§ **EXERCISE TASK**:
Repeat the listing that follows, character for character, minus the pictures.

§ **RECORDED INFORMATION**:
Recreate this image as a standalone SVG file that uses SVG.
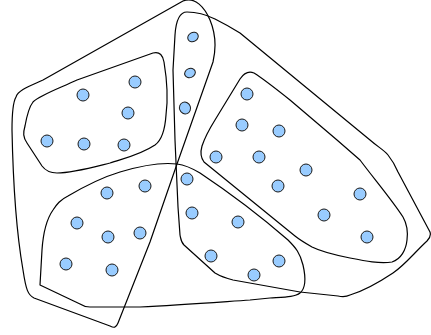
<svg xmlns="http://www.w3.org/2000/svg" width="431" height="335" viewBox="0 0 431 335">
<style>
.h{fill:none;stroke:#000;stroke-width:1.2;stroke-linejoin:round}
.n{fill:#99ccff;stroke:#1a1a1a;stroke-width:1}
</style>
<rect width="431" height="335" fill="#fff"/>
<g id="clusters">
<path id="hull-outer-left" class="h" d="M16,97 C18,90 30,86 43,80 L183,1 C195,-4 205,8 210,20 C215,32 217,45 213,62 L177,164 L150,242 L118,323 C116,328 114,328 110,326 L34,298 C28,295 26,290 23,270 C16,230 13,180 12,130 C12,110 13,102 16,97 Z"/>
<path id="hull-top-left" class="h" d="M33,102 C40,95 60,88 77,80 L153,53 C160,51 163,56 164,62 C167,80 168,100 166,115 C165,130 162,140 155,145 C140,155 125,158 110,163 C90,168 72,173 57,173 C50,173 45,170 42,166 L27,143 C23,137 23,133 25,126 C27,115 29,107 33,102 Z"/>
<path id="hull-bottom" class="h" d="M40,285 L42,250 C43,235 46,220 53,210 C57,204 60,200 68,196 C85,186 100,178 120,172 C140,166 160,162 177,164 C185,165 190,167 200,173 C230,193 265,220 288,240 C296,248 300,253 303,265 C306,278 306,288 300,293 C295,297 285,297 270,298 L250,300 C220,302 180,305 140,307 L90,307 C86,307 83,306 80,304 Z"/>
<path id="hull-outer-right" class="h" d="M173,70 L175,35 C176,20 180,12 187,12 C195,12 205,14 215,19 C225,24 232,28 240,33 L370,140 C378,147 384,150 388,155 C392,160 395,165 398,172 L430,232 C431,235 430,238 427,241 C415,252 405,265 393,273 C378,283 360,292 350,295 C346,297 343,297 338,296 L300,292 L233,280 C225,278 220,276 215,273 L184,245 C181,242 181,240 180,235 L178,207 L175,140 Z"/>
<path id="hull-right" class="h" d="M204,162 C201,158 200,153 202,146 C205,137 210,128 215,120 L240,79 C244,73 249,71 254,73 C262,78 275,88 290,100 L337,140 L360,160 C375,180 392,200 403,217 C407,224 408,232 407,240 C406,250 401,259 392,262 C380,264 365,261 350,258 C335,255 322,252 312,247 C305,243 300,240 295,236 Z"/>
</g>
<g id="connectors"></g>
<g id="nodes">
<g id="n1"><circle class="n" cx="83" cy="95" r="6"/></g>
<g id="n2"><circle class="n" cx="135" cy="82" r="6"/></g>
<g id="n3"><circle class="n" cx="128" cy="113" r="6"/></g>
<g id="n4"><circle class="n" cx="47" cy="141" r="6"/></g>
<g id="n5"><circle class="n" cx="84" cy="144" r="6"/></g>
<g id="n6"><circle class="n" cx="124" cy="145" r="6"/></g>
<g id="n7"><ellipse class="n" cx="193" cy="37" rx="5.5" ry="4.5" transform="rotate(-30 193 37)"/></g>
<g id="n8"><ellipse class="n" cx="190" cy="73" rx="5.5" ry="4.5" transform="rotate(-25 190 73)"/></g>
<g id="n9"><ellipse class="n" cx="185" cy="108" rx="5.5" ry="6" transform="rotate(-20 185 108)"/></g>
<g id="n10"><circle class="n" cx="247" cy="94" r="6"/></g>
<g id="n11"><circle class="n" cx="242" cy="125" r="6"/></g>
<g id="n12"><circle class="n" cx="279" cy="131" r="6"/></g>
<g id="n13"><circle class="n" cx="216" cy="157" r="6"/></g>
<g id="n14"><circle class="n" cx="259" cy="157" r="6"/></g>
<g id="n15"><circle class="n" cx="306" cy="170" r="6"/></g>
<g id="n16"><circle class="n" cx="278" cy="186" r="6"/></g>
<g id="n17"><circle class="n" cx="360" cy="194" r="6"/></g>
<g id="n18"><circle class="n" cx="324" cy="215" r="6"/></g>
<g id="n19"><circle class="n" cx="367" cy="237" r="6"/></g>
<g id="n20"><circle class="n" cx="187" cy="179" r="6"/></g>
<g id="n21"><circle class="n" cx="192" cy="213" r="6"/></g>
<g id="n22"><circle class="n" cx="238" cy="222" r="6"/></g>
<g id="n23"><circle class="n" cx="211" cy="256" r="6"/></g>
<g id="n24"><circle class="n" cx="254" cy="275" r="6"/></g>
<g id="n25"><circle class="n" cx="279" cy="261" r="6"/></g>
<g id="n26"><circle class="n" cx="107" cy="193" r="6"/></g>
<g id="n27"><circle class="n" cx="145" cy="186" r="6"/></g>
<g id="n28"><circle class="n" cx="77" cy="223" r="6"/></g>
<g id="n29"><circle class="n" cx="108" cy="237" r="6"/></g>
<g id="n30"><circle class="n" cx="140" cy="233" r="6"/></g>
<g id="n31"><circle class="n" cx="66" cy="264" r="6"/></g>
<g id="n32"><circle class="n" cx="112" cy="270" r="6"/></g>
</g>
</svg>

§ **RESPONSE BELOW**:
Recreate this image as a standalone SVG file that uses SVG.
<svg xmlns="http://www.w3.org/2000/svg" width="431" height="335" viewBox="0 0 431 335">
<style>
.h{fill:none;stroke:#000;stroke-width:1.2;stroke-linejoin:round}
.n{fill:#99ccff;stroke:#1a1a1a;stroke-width:1}
</style>
<rect width="431" height="335" fill="#fff"/>
<g id="clusters">
<path id="hull-outer-left" class="h" d="M16,97 C18,90 30,86 43,80 L183,1 C195,-4 205,8 210,20 C215,32 217,45 213,62 L177,164 L150,242 L118,323 C116,328 114,328 110,326 L34,298 C28,295 26,290 23,270 C16,230 13,180 12,130 C12,110 13,102 16,97 Z"/>
<path id="hull-top-left" class="h" d="M33,102 C40,95 60,88 77,80 L153,53 C160,51 163,56 164,62 C167,80 168,100 166,115 C165,130 162,140 155,145 C140,155 125,158 110,163 C90,168 72,173 57,173 C50,173 45,170 42,166 L27,143 C23,137 23,133 25,126 C27,115 29,107 33,102 Z"/>
<path id="hull-bottom" class="h" d="M40,285 L42,250 C43,235 46,220 53,210 C57,204 60,200 68,196 C85,186 100,178 120,172 C140,166 160,162 177,164 C185,165 190,167 200,173 C230,193 265,220 288,240 C296,248 300,253 303,265 C306,278 306,288 300,293 C295,297 285,297 270,298 L250,300 C220,302 180,305 140,307 L90,307 C86,307 83,306 80,304 Z"/>
<path id="hull-outer-right" class="h" d="M173,70 L175,35 C176,20 180,12 187,12 C195,12 205,14 215,19 C225,24 232,28 240,33 L370,140 C378,147 384,150 388,155 C392,160 395,165 398,172 L430,232 C431,235 430,238 427,241 C415,252 405,265 393,273 C378,283 360,292 350,295 C346,297 343,297 338,296 L300,292 L233,280 C225,278 220,276 215,273 L184,245 C181,242 181,240 180,235 L178,207 L175,140 Z"/>
<path id="hull-right" class="h" d="M204,162 C201,158 200,153 202,146 C205,137 210,128 215,120 L240,79 C244,73 249,71 254,73 C262,78 275,88 290,100 L337,140 L360,160 C375,180 392,200 403,217 C407,224 408,232 407,240 C406,250 401,259 392,262 C380,264 365,261 350,258 C335,255 322,252 312,247 C305,243 300,240 295,236 Z"/>
</g>
<g id="connectors"></g>
<g id="nodes">
<g id="n1"><circle class="n" cx="83" cy="95" r="6"/></g>
<g id="n2"><circle class="n" cx="135" cy="82" r="6"/></g>
<g id="n3"><circle class="n" cx="128" cy="113" r="6"/></g>
<g id="n4"><circle class="n" cx="47" cy="141" r="6"/></g>
<g id="n5"><circle class="n" cx="84" cy="144" r="6"/></g>
<g id="n6"><circle class="n" cx="124" cy="145" r="6"/></g>
<g id="n7"><ellipse class="n" cx="193" cy="37" rx="5.5" ry="4.5" transform="rotate(-30 193 37)"/></g>
<g id="n8"><ellipse class="n" cx="190" cy="73" rx="5.5" ry="4.5" transform="rotate(-25 190 73)"/></g>
<g id="n9"><ellipse class="n" cx="185" cy="108" rx="5.5" ry="6" transform="rotate(-20 185 108)"/></g>
<g id="n10"><circle class="n" cx="247" cy="94" r="6"/></g>
<g id="n11"><circle class="n" cx="242" cy="125" r="6"/></g>
<g id="n12"><circle class="n" cx="279" cy="131" r="6"/></g>
<g id="n13"><circle class="n" cx="216" cy="157" r="6"/></g>
<g id="n14"><circle class="n" cx="259" cy="157" r="6"/></g>
<g id="n15"><circle class="n" cx="306" cy="170" r="6"/></g>
<g id="n16"><circle class="n" cx="278" cy="186" r="6"/></g>
<g id="n17"><circle class="n" cx="360" cy="194" r="6"/></g>
<g id="n18"><circle class="n" cx="324" cy="215" r="6"/></g>
<g id="n19"><circle class="n" cx="367" cy="237" r="6"/></g>
<g id="n20"><circle class="n" cx="187" cy="179" r="6"/></g>
<g id="n21"><circle class="n" cx="192" cy="213" r="6"/></g>
<g id="n22"><circle class="n" cx="238" cy="222" r="6"/></g>
<g id="n23"><circle class="n" cx="211" cy="256" r="6"/></g>
<g id="n24"><circle class="n" cx="254" cy="275" r="6"/></g>
<g id="n25"><circle class="n" cx="279" cy="261" r="6"/></g>
<g id="n26"><circle class="n" cx="107" cy="193" r="6"/></g>
<g id="n27"><circle class="n" cx="145" cy="186" r="6"/></g>
<g id="n28"><circle class="n" cx="77" cy="223" r="6"/></g>
<g id="n29"><circle class="n" cx="108" cy="237" r="6"/></g>
<g id="n30"><circle class="n" cx="140" cy="233" r="6"/></g>
<g id="n31"><circle class="n" cx="66" cy="264" r="6"/></g>
<g id="n32"><circle class="n" cx="112" cy="270" r="6"/></g>
</g>
</svg>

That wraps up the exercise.